RULES AND REGULATIONS

  • Races are started with a gun. If there is a false start, the starter fires the gun again immediately and recalls all the runners, warns the runner concerned and sets about re-starting the race. If the same runner jumps the start again he or she is disqualified.

  • All sprint races are run in lanes. In the 4x100 metres relay, teams of four run against each other and have to pass a baton after the completion of each lap in a 20-metre-long zone. Failure to keep to the handover zone means disqualification.


RECORDS SET IN THE GAME

  • Over the years two distances have captured the public’s imagination: the 100-metres sprint and the 1500-metres race over four laps. Both have produced heroes.

  • America’s Carl Lewis was born in July 1961 in Birmingham, Alabama. At his first Olympics in Los Angeles in 1984 he won no less than four gold medals in the 100 metres, 200 metres, long jump and sprint relay. At the Seoul Olympics in 1988 he won the 100 metres again, after the disqualification (because of drug taking) of Ben Johnson, and repeated his gold medal long-jump victory. At Barcelona’s Olympics in 1922 he again won the long-jump and added an eight gold medal by winning the sprint relay.

  • Sebastian Coe, born in Chiswick, London in September 1956, was a superb middle-distance runner and won the Olympic gold in the 1500 metres in 1980 and 1984. He was known for his wonderfully flowing style of running, as if no effort was being made at all; the mark of true champion.


DID YOU KNOW?

  • In late April 1941, 25-year-old Greg Rice was declared unfit for service with the US Army because of a triple hernia. Earlier that year, in February, he had set two world records for the two miles (the second record stood for 24 years) and, at the beginning of April, when he was voted America’s foremost athlete, he set a world record for the three miles.

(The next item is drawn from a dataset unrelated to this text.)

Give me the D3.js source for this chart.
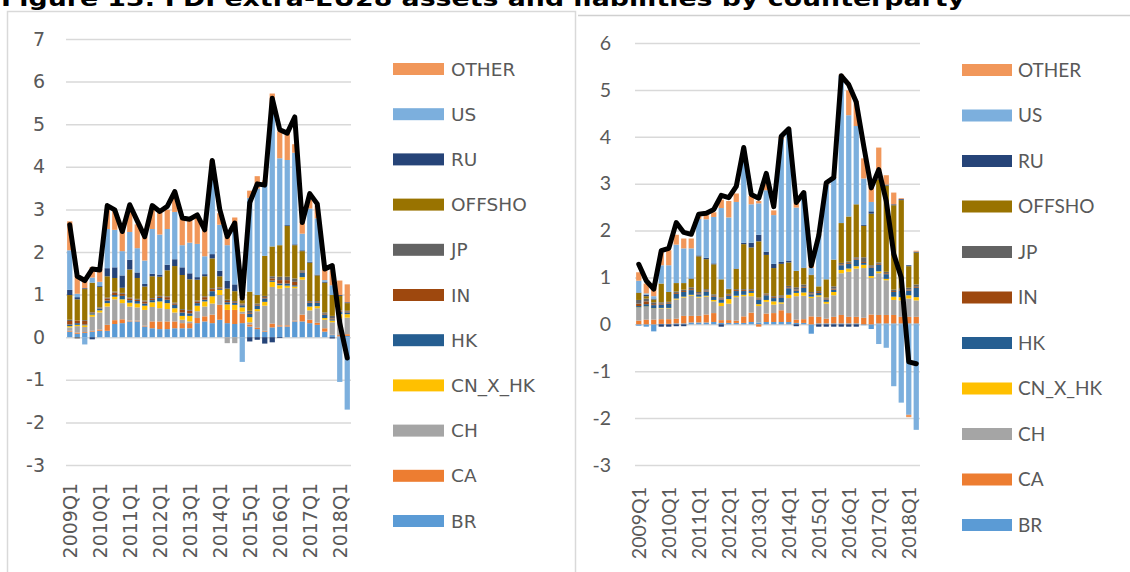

  • The Eastern Europeans were often noted for starting young in sport, especially in gymnastics and swimming. One of the most extraordinary starts belongs, however, to American Mary Etta Boitano who was entered for the first marathon at only six!

  • After three false starts in the two hundred metres at the Olympic Games at St Louis, Michigan, USA in 1904, the judge told the runners he would punish them and started the four finalists a metre behind the starting line. This unique 201-metre final was won by American Archie Halm.

  • What happened before the start of the 1924 Olympics 400-metre final was as unique as the outcome. The Scot, Eric Liddelll (later featured in the Oscar winning film Chariots of Fire) was piped to his place with eight bars from ‘Scotland the Brave’. He went on to win the gold medal. He was fated to die in a Japanese prison camp in China in 1945.